## REQUIREMENT
Repeat the material exactly from its first line to the line that includes "(lsb) at (1084,340)". Skip pictures.

## COLLECTED DATA
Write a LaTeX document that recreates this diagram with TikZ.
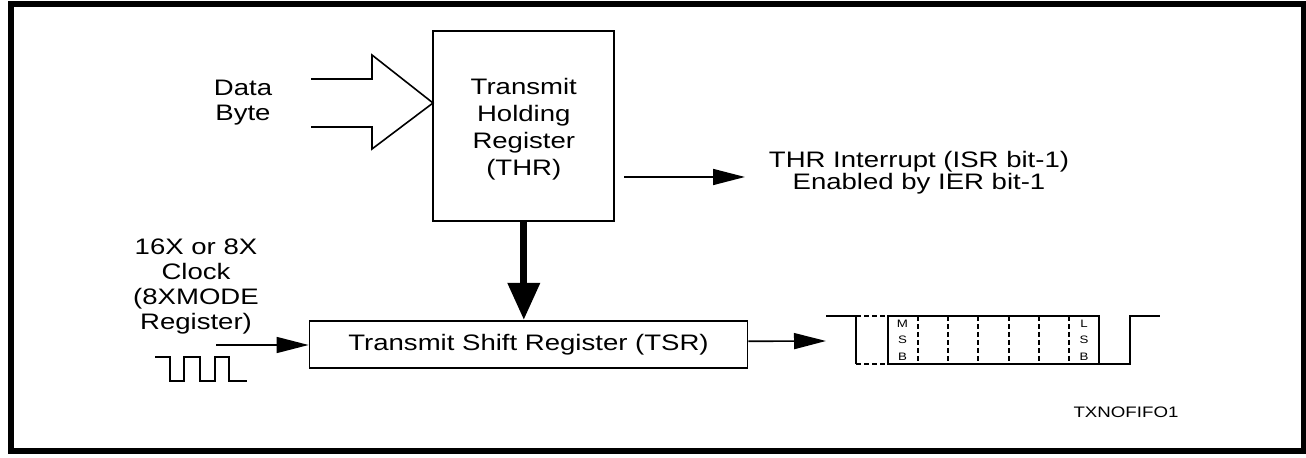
\documentclass[tikz,border=0pt]{standalone}
\usepackage{fontspec}
\setmainfont{Liberation Sans}[FakeStretch=1.23]
\usetikzlibrary{arrows.meta}

\begin{document}
\begin{tikzpicture}[x=0.5pt,y=-0.5pt,
        every node/.style={font=\fontsize{11.2}{12.5}\selectfont,align=center,inner sep=0pt},
        tip/.style={-{Triangle[length=16pt,width=8pt]}},
        wave/.style={line width=1pt}]

    \useasboundingbox (0,0) rectangle (1306,458);
    \draw[line width=3pt] (11,4) rectangle (1303.5,451);

        \begin{scope}[every node/.style={draw,line width=0.9pt,align=center,inner sep=0pt}]
            \node[minimum width=90.5pt,minimum height=95pt,text height=51pt,font=\fontsize{11.2}{13.4}\selectfont] (thr) at (523.8,126.4) {Transmit\\Holding\\Register\\(THR)};
            \node[minimum width=219pt,minimum height=23.5pt,font=\fontsize{11.2}{12.5}\selectfont] (tsr) at (528.5,344.3) {Transmit Shift Register (TSR)};
        \end{scope}

        \node (data) at (243,103) {Data\\Byte};
        \node (clk) at (196,286.5) {16X or 8X\\Clock\\(8XMODE\\Register)};
        \node[font=\fontsize{11.2}{11}\selectfont] (irq) at (919,173) {THR Interrupt (ISR bit-1)\\Enabled by IER bit-1};
        \node[font=\fontsize{7.6}{9}\selectfont] (fig) at (1126,412) {TXNOFIFO1};
        \node[font=\fontsize{5.4}{8.25}\selectfont] (msb) at (902.5,340) {M\\S\\B};
        \node[font=\fontsize{5.4}{8.25}\selectfont] (lsb) at (1084,340) {L\\S\\B};

        \coordinate (clkin) at (216,345);
        \coordinate (irqin) at (624,177);
        \coordinate (irqout) at (745,177);
        \coordinate (txin) at (826,341);

        % data byte block arrow
        \draw[line width=0.8pt] (311,79) -- (372,79) -- (372,55) -- (433,103) -- (372,149) -- (372,127) -- (311,127);

        % clock
        \draw[line width=0.8pt] (155,357) -- (170,357) -- (170,381) -- (184,381) -- (184,357) -- (200,357) -- (200,381) -- (215,381) -- (215,357) -- (229,357) -- (229,381) -- (247,381);

        % serial frame
        \draw[wave] (826,316) -- (856,316) -- (856,364);
        \draw[wave,dash pattern=on 2.5pt off 1.5pt] (856,316) -- (888,316) (856,364) -- (888,364);
        \draw[wave] (888,316) rectangle (1099,364);
        \draw[wave] (1099,364) -- (1130,364) -- (1130,316) -- (1160,316);
        \foreach \x in {1,...,6}
            \draw[wave,dash pattern=on 2.5pt off 1.5pt] (888+\x*30.14,316) -- (888+\x*30.14,364);

        \begin{scope}[every edge/.style={draw,line width=0.8pt}]
            \path [tip] (clkin) edge (clkin -| tsr.west);
            \path [tip] (irqin) edge (irqout);
            \path [tip] ([yshift=1.5pt]tsr.east) edge (txin);
            \path [-{Triangle[length=18.5pt,width=15.5pt]}] (thr.south) edge [line width=3.5pt] (thr.south |- tsr.north);
        \end{scope}

\end{tikzpicture}
\end{document}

## TASK RESULT
Write a LaTeX document that recreates this diagram with TikZ.
\documentclass[tikz,border=0pt]{standalone}
\usepackage{fontspec}
\setmainfont{Liberation Sans}[FakeStretch=1.23]
\usetikzlibrary{arrows.meta}

\begin{document}
\begin{tikzpicture}[x=0.5pt,y=-0.5pt,
        every node/.style={font=\fontsize{11.2}{12.5}\selectfont,align=center,inner sep=0pt},
        tip/.style={-{Triangle[length=16pt,width=8pt]}},
        wave/.style={line width=1pt}]

    \useasboundingbox (0,0) rectangle (1306,458);
    \draw[line width=3pt] (11,4) rectangle (1303.5,451);

        \begin{scope}[every node/.style={draw,line width=0.9pt,align=center,inner sep=0pt}]
            \node[minimum width=90.5pt,minimum height=95pt,text height=51pt,font=\fontsize{11.2}{13.4}\selectfont] (thr) at (523.8,126.4) {Transmit\\Holding\\Register\\(THR)};
            \node[minimum width=219pt,minimum height=23.5pt,font=\fontsize{11.2}{12.5}\selectfont] (tsr) at (528.5,344.3) {Transmit Shift Register (TSR)};
        \end{scope}

        \node (data) at (243,103) {Data\\Byte};
        \node (clk) at (196,286.5) {16X or 8X\\Clock\\(8XMODE\\Register)};
        \node[font=\fontsize{11.2}{11}\selectfont] (irq) at (919,173) {THR Interrupt (ISR bit-1)\\Enabled by IER bit-1};
        \node[font=\fontsize{7.6}{9}\selectfont] (fig) at (1126,412) {TXNOFIFO1};
        \node[font=\fontsize{5.4}{8.25}\selectfont] (msb) at (902.5,340) {M\\S\\B};
        \node[font=\fontsize{5.4}{8.25}\selectfont] (lsb) at (1084,340) {L\\S\\B};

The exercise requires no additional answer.